Nama lembaganya: Jawa Pos. Bukan soal siapa yang benar. Bukan soal siapa yang menang. Tapi ini soal cara. Soal bagaimana institusi media menangani perbedaan dan konflik di dalam rumahnya sendiri.
Ketika media menggunakan jalur hukum untuk menyelesaikan persoalan internal yang bersifat sejarah dan relasi, itu bukan sekadar langkah hukum. Itu langkah yang sarat risiko. Bukan hanya risiko hukum. Tapi risiko reputasi. Risiko kehilangan simpati publik. Risiko kehilangan kepercayaan.
Karena publik tak hanya melihat substansi perkara. Publik juga membaca tanda. Dan media, sepanjang sejarahnya, bukan hanya kumpulan berita—ia adalah tanda. Ia adalah simbol nilai. Tempat bertemunya kepercayaan dan informasi.

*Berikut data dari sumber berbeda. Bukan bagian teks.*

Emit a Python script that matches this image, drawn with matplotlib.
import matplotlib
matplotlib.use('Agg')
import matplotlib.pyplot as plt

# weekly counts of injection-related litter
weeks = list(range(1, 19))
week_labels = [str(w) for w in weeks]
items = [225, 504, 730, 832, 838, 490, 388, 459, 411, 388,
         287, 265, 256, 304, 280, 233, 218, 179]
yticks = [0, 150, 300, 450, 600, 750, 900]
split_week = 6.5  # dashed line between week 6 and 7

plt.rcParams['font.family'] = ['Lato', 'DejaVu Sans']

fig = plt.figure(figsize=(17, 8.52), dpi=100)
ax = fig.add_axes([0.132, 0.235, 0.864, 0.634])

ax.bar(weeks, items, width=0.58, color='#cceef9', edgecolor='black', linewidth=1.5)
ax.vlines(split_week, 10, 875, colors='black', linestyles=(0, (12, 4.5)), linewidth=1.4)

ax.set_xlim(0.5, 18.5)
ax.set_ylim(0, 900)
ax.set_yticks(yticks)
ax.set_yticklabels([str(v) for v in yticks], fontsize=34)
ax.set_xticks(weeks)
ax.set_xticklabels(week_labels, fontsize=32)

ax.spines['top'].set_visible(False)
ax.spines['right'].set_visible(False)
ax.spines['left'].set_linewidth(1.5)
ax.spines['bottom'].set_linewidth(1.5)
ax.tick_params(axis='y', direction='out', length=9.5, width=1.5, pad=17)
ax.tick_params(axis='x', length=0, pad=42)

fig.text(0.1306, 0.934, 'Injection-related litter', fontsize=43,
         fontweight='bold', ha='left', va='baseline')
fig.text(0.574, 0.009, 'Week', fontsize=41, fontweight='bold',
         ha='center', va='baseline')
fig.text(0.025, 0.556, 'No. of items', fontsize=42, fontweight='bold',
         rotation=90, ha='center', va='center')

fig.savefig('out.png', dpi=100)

Itulah kenapa langkah menyeret nama yang sudah menjadi bagian dari narasi media ke jalur polisi bisa menimbulkan guncangan. Bukan hanya ke dalam. Tapi juga ke luar. Ke mata publik. Ke hati para pembacanya.
Persoalannya bukan pada legal atau ilegal. Tapi pada etika dan cara. Di mana media seharusnya menjadi ruang dialog. Menyelesaikan perbedaan dengan kepala dingin. Bukan dengan saling tuding di ruang publik yang gaduh.

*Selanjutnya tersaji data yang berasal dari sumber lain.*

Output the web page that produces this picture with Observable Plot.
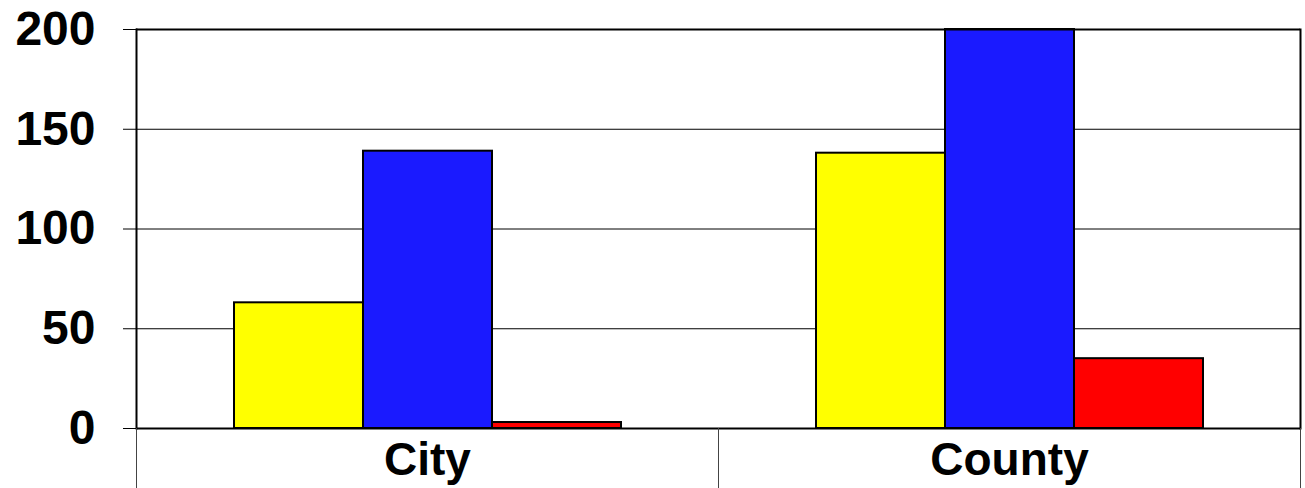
<!DOCTYPE html>
<html>
<head>
<meta charset="utf-8">
<script src="https://cdn.jsdelivr.net/npm/d3@7"></script>
<script src="https://cdn.jsdelivr.net/npm/@observablehq/plot@0.6"></script>
<style>
  html, body { margin: 0; padding: 0; background: #fff; }
  #chart svg { display: block; }
</style>
</head>
<body>
<div id="chart"></div>
<script>
const categories = ["City", "County"];
const seriesNames = ["Series 1", "Series 2", "Series 3"];
const seriesColors = ["#ffff00", "#1a1aff", "#ff0000"];
const cityValues = [63, 139, 3];
const countyValues = [138, 200, 35];
const yTicks = [0, 50, 100, 150, 200];
const gridTicks = [50, 100, 150];

const valuesByCategory = [cityValues, countyValues];
const data = [];
categories.forEach((c, ci) => {
  seriesNames.forEach((s, si) => {
    data.push({category: c, series: s, value: valuesByCategory[ci][si]});
  });
});

const chart = Plot.plot({
  width: 1305,
  height: 488,
  marginLeft: 135,
  marginRight: 5,
  marginTop: 29,
  marginBottom: 60,
  style: {fontFamily: "'Liberation Sans', Arial, sans-serif", background: "#fff", color: "#000"},
  fx: {domain: categories, padding: 0, label: null},
  x: {domain: seriesNames, paddingInner: 0, paddingOuter: 0.74, axis: null},
  y: {domain: [0, 200], label: null},
  color: {domain: seriesNames, range: seriesColors},
  marks: [
    Plot.gridY(gridTicks, {stroke: "#000", strokeOpacity: 1, strokeWidth: 1}),
    Plot.barY(data, {fx: "category", x: "series", y: "value", fill: "series", stroke: "#000", strokeWidth: 2}),
    Plot.ruleY([0, 200], {stroke: "#000", strokeWidth: 2}),
    Plot.frame({anchor: "left", facetAnchor: "left", stroke: "#000", strokeWidth: 2}),
    Plot.frame({anchor: "right", facetAnchor: "right", stroke: "#000", strokeWidth: 2}),
    Plot.frame({anchor: "left", insetTop: 399, insetBottom: -60, stroke: "#444", strokeWidth: 1}),
    Plot.frame({anchor: "right", facetAnchor: "right", insetTop: 399, insetBottom: -60, stroke: "#444", strokeWidth: 1}),
    Plot.axisY({ticks: yTicks, tickSize: 13, tickPadding: 28, fontSize: 48, fontWeight: "bold", label: null, stroke: "#000"}),
    Plot.axisFx({anchor: "bottom", tickSize: 0, tickPadding: 14, fontSize: 46, fontWeight: "bold", label: null})
  ]
});
document.getElementById("chart").appendChild(chart);
</script>
</body>
</html>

Banyak institusi tumbuh besar karena menjaga cerita baiknya. Bukan karena selalu sempurna. Tapi karena tahu kapan harus memelihara warisan dan kapan harus membuka ruang perbaikan.
Media adalah lembaga yang menjaga demokrasi. Tapi ia juga harus menjaga dirinya sendiri. Jangan sampai, karena satu keputusan yang terburu-buru, justru mengguncang bangunan yang sudah lama disusun.

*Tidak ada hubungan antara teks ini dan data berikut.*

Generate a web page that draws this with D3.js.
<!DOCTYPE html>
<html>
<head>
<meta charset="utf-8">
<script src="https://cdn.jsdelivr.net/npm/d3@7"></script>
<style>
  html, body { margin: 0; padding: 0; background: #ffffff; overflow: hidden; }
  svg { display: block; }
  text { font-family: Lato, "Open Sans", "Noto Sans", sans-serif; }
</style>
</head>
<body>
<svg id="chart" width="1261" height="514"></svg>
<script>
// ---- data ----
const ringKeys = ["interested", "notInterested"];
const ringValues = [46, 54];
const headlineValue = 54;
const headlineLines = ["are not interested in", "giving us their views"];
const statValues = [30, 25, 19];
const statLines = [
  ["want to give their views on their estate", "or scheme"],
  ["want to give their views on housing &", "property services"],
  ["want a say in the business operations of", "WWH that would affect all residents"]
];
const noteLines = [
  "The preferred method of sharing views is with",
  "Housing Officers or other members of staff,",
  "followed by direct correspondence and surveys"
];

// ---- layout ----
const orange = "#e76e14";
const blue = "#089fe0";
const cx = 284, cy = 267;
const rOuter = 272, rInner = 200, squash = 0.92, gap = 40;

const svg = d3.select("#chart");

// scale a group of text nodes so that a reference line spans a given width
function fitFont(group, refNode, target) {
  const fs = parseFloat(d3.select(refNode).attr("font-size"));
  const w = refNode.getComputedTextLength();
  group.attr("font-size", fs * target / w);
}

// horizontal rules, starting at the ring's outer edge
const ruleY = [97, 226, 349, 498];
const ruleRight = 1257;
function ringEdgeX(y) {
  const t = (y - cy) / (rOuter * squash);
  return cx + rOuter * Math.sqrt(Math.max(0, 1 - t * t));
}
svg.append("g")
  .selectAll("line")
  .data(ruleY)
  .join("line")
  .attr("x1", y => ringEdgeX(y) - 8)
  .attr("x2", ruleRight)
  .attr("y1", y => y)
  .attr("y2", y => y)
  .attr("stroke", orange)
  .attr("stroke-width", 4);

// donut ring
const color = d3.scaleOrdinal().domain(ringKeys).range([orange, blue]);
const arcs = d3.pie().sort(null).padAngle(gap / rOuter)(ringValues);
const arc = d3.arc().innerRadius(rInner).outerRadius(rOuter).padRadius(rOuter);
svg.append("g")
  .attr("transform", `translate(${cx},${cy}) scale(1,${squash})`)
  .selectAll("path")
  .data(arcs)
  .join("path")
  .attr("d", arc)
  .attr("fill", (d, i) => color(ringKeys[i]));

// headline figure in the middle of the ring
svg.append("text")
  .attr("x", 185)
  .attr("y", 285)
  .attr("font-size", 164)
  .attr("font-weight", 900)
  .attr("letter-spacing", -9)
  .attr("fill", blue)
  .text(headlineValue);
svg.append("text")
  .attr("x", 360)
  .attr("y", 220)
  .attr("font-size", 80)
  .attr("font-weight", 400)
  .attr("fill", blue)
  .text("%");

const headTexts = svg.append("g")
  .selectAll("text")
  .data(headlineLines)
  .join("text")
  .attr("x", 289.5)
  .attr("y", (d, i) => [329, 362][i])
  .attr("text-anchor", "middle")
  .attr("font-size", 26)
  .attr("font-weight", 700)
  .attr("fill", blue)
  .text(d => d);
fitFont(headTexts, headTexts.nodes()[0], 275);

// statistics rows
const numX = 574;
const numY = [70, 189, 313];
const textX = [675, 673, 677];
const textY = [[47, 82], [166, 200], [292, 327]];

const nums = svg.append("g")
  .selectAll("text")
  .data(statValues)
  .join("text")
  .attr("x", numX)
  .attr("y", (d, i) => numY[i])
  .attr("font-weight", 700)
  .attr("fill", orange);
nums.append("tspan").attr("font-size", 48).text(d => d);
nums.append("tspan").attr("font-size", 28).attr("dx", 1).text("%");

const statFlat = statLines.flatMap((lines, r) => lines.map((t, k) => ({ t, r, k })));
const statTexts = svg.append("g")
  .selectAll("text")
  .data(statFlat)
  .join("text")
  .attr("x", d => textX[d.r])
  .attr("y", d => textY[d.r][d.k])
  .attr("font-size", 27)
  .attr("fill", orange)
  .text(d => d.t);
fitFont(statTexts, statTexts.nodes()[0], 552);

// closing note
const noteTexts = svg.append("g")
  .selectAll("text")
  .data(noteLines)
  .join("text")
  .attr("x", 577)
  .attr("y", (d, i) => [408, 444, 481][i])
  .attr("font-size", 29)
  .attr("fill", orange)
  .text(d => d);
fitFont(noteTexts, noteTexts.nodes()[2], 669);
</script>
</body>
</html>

Kita semua tahu, media dibangun bukan hanya oleh angka dan laporan keuangan. Tapi oleh semangat. Oleh perjuangan. Oleh cerita panjang yang ditulis oleh banyak orang, dari banyak generasi.
Menyeret satu bab dari cerita itu ke jalur hukum, tanpa upaya mediasi yang terbuka, adalah risiko besar. Karena yang terguncang bukan hanya sosok. Tapi institusi. Reputasi. Kredibilitas yang dibangun bertahun-tahun.
Dalam dunia media, citra bukanlah milik satu orang. Tapi milik semua yang pernah menulis, menyunting, dan membaca. Maka, ketika lembaga memutus silaturahmi dengan sejarahnya sendiri, yang rusak bukan hanya satu nama—tapi seluruh ekosistem nilai di dalamnya.
Masih ada banyak jalan yang lebih arif. Mediasi. Audit independen. Forum etik. Ruang dialog terbuka bersama tokoh-tokoh pers. Semua itu lebih baik daripada membawa persoalan ke ranah yang bisa mencederai rasa hormat.